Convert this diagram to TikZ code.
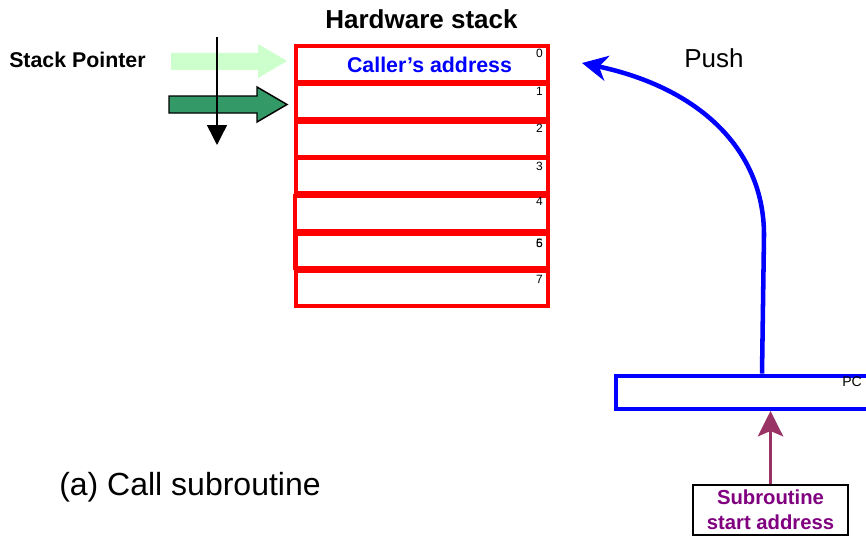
\documentclass[tikz,border=0pt]{standalone}
\usepackage{fontspec}
\setmainfont{Liberation Sans}
\usetikzlibrary{arrows.meta}

\definecolor{lightarrow}{HTML}{CCFFCC}
\definecolor{darkarrow}{HTML}{339966}
\definecolor{startcol}{HTML}{993366}
\definecolor{starttext}{HTML}{800080}

\tikzset{
  cell/.style={draw=red, line width=3pt, minimum width=189pt,
    minimum height=26.25pt, inner sep=0pt},
  idx/.style={font=\fontsize{9}{10}\selectfont, anchor=base east, inner sep=0pt},
  heading/.style={font=\bfseries\fontsize{19.5}{23}\selectfont, inner sep=0pt},
  plainlabel/.style={inner sep=0pt, anchor=base west},
  pushline/.style={draw=blue, line width=3.4pt,
    -{Stealth[length=19pt, width=19pt, inset=6pt]}},
  loadline/.style={draw=startcol, line width=2.4pt,
    -{Stealth[length=19pt, width=19pt, inset=4pt]}},
  pointerline/.style={draw=black, line width=1.1pt,
    -{Triangle[length=15pt, width=15pt]}},
}

\begin{document}
\begin{tikzpicture}[x=0.75pt, y=-0.75pt]
\useasboundingbox (0,0) rectangle (866,535);

% titles and captions
\node[heading, anchor=base] (title) at (421.5,29) {Hardware stack};
\node[plainlabel, font=\bfseries\fontsize{16}{19}\selectfont] (splabel) at (9,68) {Stack Pointer};
\node[plainlabel, font=\fontsize{19.5}{23}\selectfont] (pushlabel) at (684,67) {Push};
\node[plainlabel, font=\fontsize{24}{28}\selectfont] (caption) at (59,495) {(a) Call subroutine};

% stack pointer arrows (old and new position)
\fill[lightarrow] (171,53) -- (258,53) -- (258,44) -- (287,61) -- (258,78) -- (258,70) -- (171,70) -- cycle;
\filldraw[fill=darkarrow, draw=black, line width=1.1pt]
  (169,96) -- (257,96) -- (257,87) -- (287,104.5) -- (257,122) -- (257,113) -- (169,113) -- cycle;
\coordinate (sptop) at (217,37);
\coordinate (spbot) at (217,145);
\draw[pointerline] (sptop) -- (spbot);

% hidden index under the overlapping cells
\node[idx] (i5) at (543,247) {5};

% stack cells
\node[cell] (s0) at (422,64) {};
\node[cell] (s1) at (422,101.5) {};
\node[cell] (s2) at (422,139) {};
\node[cell] (s3) at (422,175.5) {};
\node[cell, minimum width=190pt] (s4) at (421.5,213) {};
\node[cell, minimum width=190pt] (s5) at (421.5,250) {};
\node[cell] (s6) at (422,251) {};
\node[cell] (s7) at (422,288.5) {};

\node[inner sep=0pt, anchor=base, text=blue, font=\bfseries\fontsize{16}{19}\selectfont]
  (caller) at (429.5,72) {Caller’s address};

\node[idx] (i0) at (543,58) {0};
\node[idx] (i1) at (543,95) {1};
\node[idx] (i2) at (543,132) {2};
\node[idx] (i3) at (543,170) {3};
\node[idx] (i4) at (543,205) {4};
\node[idx] (i6) at (543,247) {6};
\node[idx] (i7) at (543,283) {7};

% program counter
\node[draw=blue, line width=3pt, minimum width=213pt, minimum height=25.1pt,
  inner sep=0pt] (pc) at (758,392.25) {};
\node[plainlabel, font=\fontsize{10.5}{12}\selectfont] (pclabel) at (842,386) {PC};

% subroutine start address
\node[draw=black, line width=1.5pt, minimum width=116pt, minimum height=37.5pt,
  inner sep=0pt, align=center, text=starttext,
  font=\bfseries\fontsize{15.2}{18.75}\selectfont] (start) at (770.5,510)
  {Subroutine\\start address};

% push of the return address
\coordinate (pushend) at (582,63);
\draw[pushline] ([xshift=111pt]pc.north west) -- (764,235)
  .. controls (764,150) and (700,88) .. (pushend);

% load of the start address into the PC
\draw[loadline] (start.north) -- (start.north |- pc.south);
\end{tikzpicture}
\end{document}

---------------

* STATED TASK
Using the material above, return every line exactly as it appears, minus the pictures.

* EXPECTED ANSWER
Convert this diagram to TikZ code.
\documentclass[tikz,border=0pt]{standalone}
\usepackage{fontspec}
\setmainfont{Liberation Sans}
\usetikzlibrary{arrows.meta}

\definecolor{lightarrow}{HTML}{CCFFCC}
\definecolor{darkarrow}{HTML}{339966}
\definecolor{startcol}{HTML}{993366}
\definecolor{starttext}{HTML}{800080}

\tikzset{
  cell/.style={draw=red, line width=3pt, minimum width=189pt,
    minimum height=26.25pt, inner sep=0pt},
  idx/.style={font=\fontsize{9}{10}\selectfont, anchor=base east, inner sep=0pt},
  heading/.style={font=\bfseries\fontsize{19.5}{23}\selectfont, inner sep=0pt},
  plainlabel/.style={inner sep=0pt, anchor=base west},
  pushline/.style={draw=blue, line width=3.4pt,
    -{Stealth[length=19pt, width=19pt, inset=6pt]}},
  loadline/.style={draw=startcol, line width=2.4pt,
    -{Stealth[length=19pt, width=19pt, inset=4pt]}},
  pointerline/.style={draw=black, line width=1.1pt,
    -{Triangle[length=15pt, width=15pt]}},
}

\begin{document}
\begin{tikzpicture}[x=0.75pt, y=-0.75pt]
\useasboundingbox (0,0) rectangle (866,535);

% titles and captions
\node[heading, anchor=base] (title) at (421.5,29) {Hardware stack};
\node[plainlabel, font=\bfseries\fontsize{16}{19}\selectfont] (splabel) at (9,68) {Stack Pointer};
\node[plainlabel, font=\fontsize{19.5}{23}\selectfont] (pushlabel) at (684,67) {Push};
\node[plainlabel, font=\fontsize{24}{28}\selectfont] (caption) at (59,495) {(a) Call subroutine};

% stack pointer arrows (old and new position)
\fill[lightarrow] (171,53) -- (258,53) -- (258,44) -- (287,61) -- (258,78) -- (258,70) -- (171,70) -- cycle;
\filldraw[fill=darkarrow, draw=black, line width=1.1pt]
  (169,96) -- (257,96) -- (257,87) -- (287,104.5) -- (257,122) -- (257,113) -- (169,113) -- cycle;
\coordinate (sptop) at (217,37);
\coordinate (spbot) at (217,145);
\draw[pointerline] (sptop) -- (spbot);

% hidden index under the overlapping cells
\node[idx] (i5) at (543,247) {5};

% stack cells
\node[cell] (s0) at (422,64) {};
\node[cell] (s1) at (422,101.5) {};
\node[cell] (s2) at (422,139) {};
\node[cell] (s3) at (422,175.5) {};
\node[cell, minimum width=190pt] (s4) at (421.5,213) {};
\node[cell, minimum width=190pt] (s5) at (421.5,250) {};
\node[cell] (s6) at (422,251) {};
\node[cell] (s7) at (422,288.5) {};

\node[inner sep=0pt, anchor=base, text=blue, font=\bfseries\fontsize{16}{19}\selectfont]
  (caller) at (429.5,72) {Caller’s address};

\node[idx] (i0) at (543,58) {0};
\node[idx] (i1) at (543,95) {1};
\node[idx] (i2) at (543,132) {2};
\node[idx] (i3) at (543,170) {3};
\node[idx] (i4) at (543,205) {4};
\node[idx] (i6) at (543,247) {6};
\node[idx] (i7) at (543,283) {7};

% program counter
\node[draw=blue, line width=3pt, minimum width=213pt, minimum height=25.1pt,
  inner sep=0pt] (pc) at (758,392.25) {};
\node[plainlabel, font=\fontsize{10.5}{12}\selectfont] (pclabel) at (842,386) {PC};

% subroutine start address
\node[draw=black, line width=1.5pt, minimum width=116pt, minimum height=37.5pt,
  inner sep=0pt, align=center, text=starttext,
  font=\bfseries\fontsize{15.2}{18.75}\selectfont] (start) at (770.5,510)
  {Subroutine\\start address};

% push of the return address
\coordinate (pushend) at (582,63);
\draw[pushline] ([xshift=111pt]pc.north west) -- (764,235)
  .. controls (764,150) and (700,88) .. (pushend);

% load of the start address into the PC
\draw[loadline] (start.north) -- (start.north |- pc.south);
\end{tikzpicture}
\end{document}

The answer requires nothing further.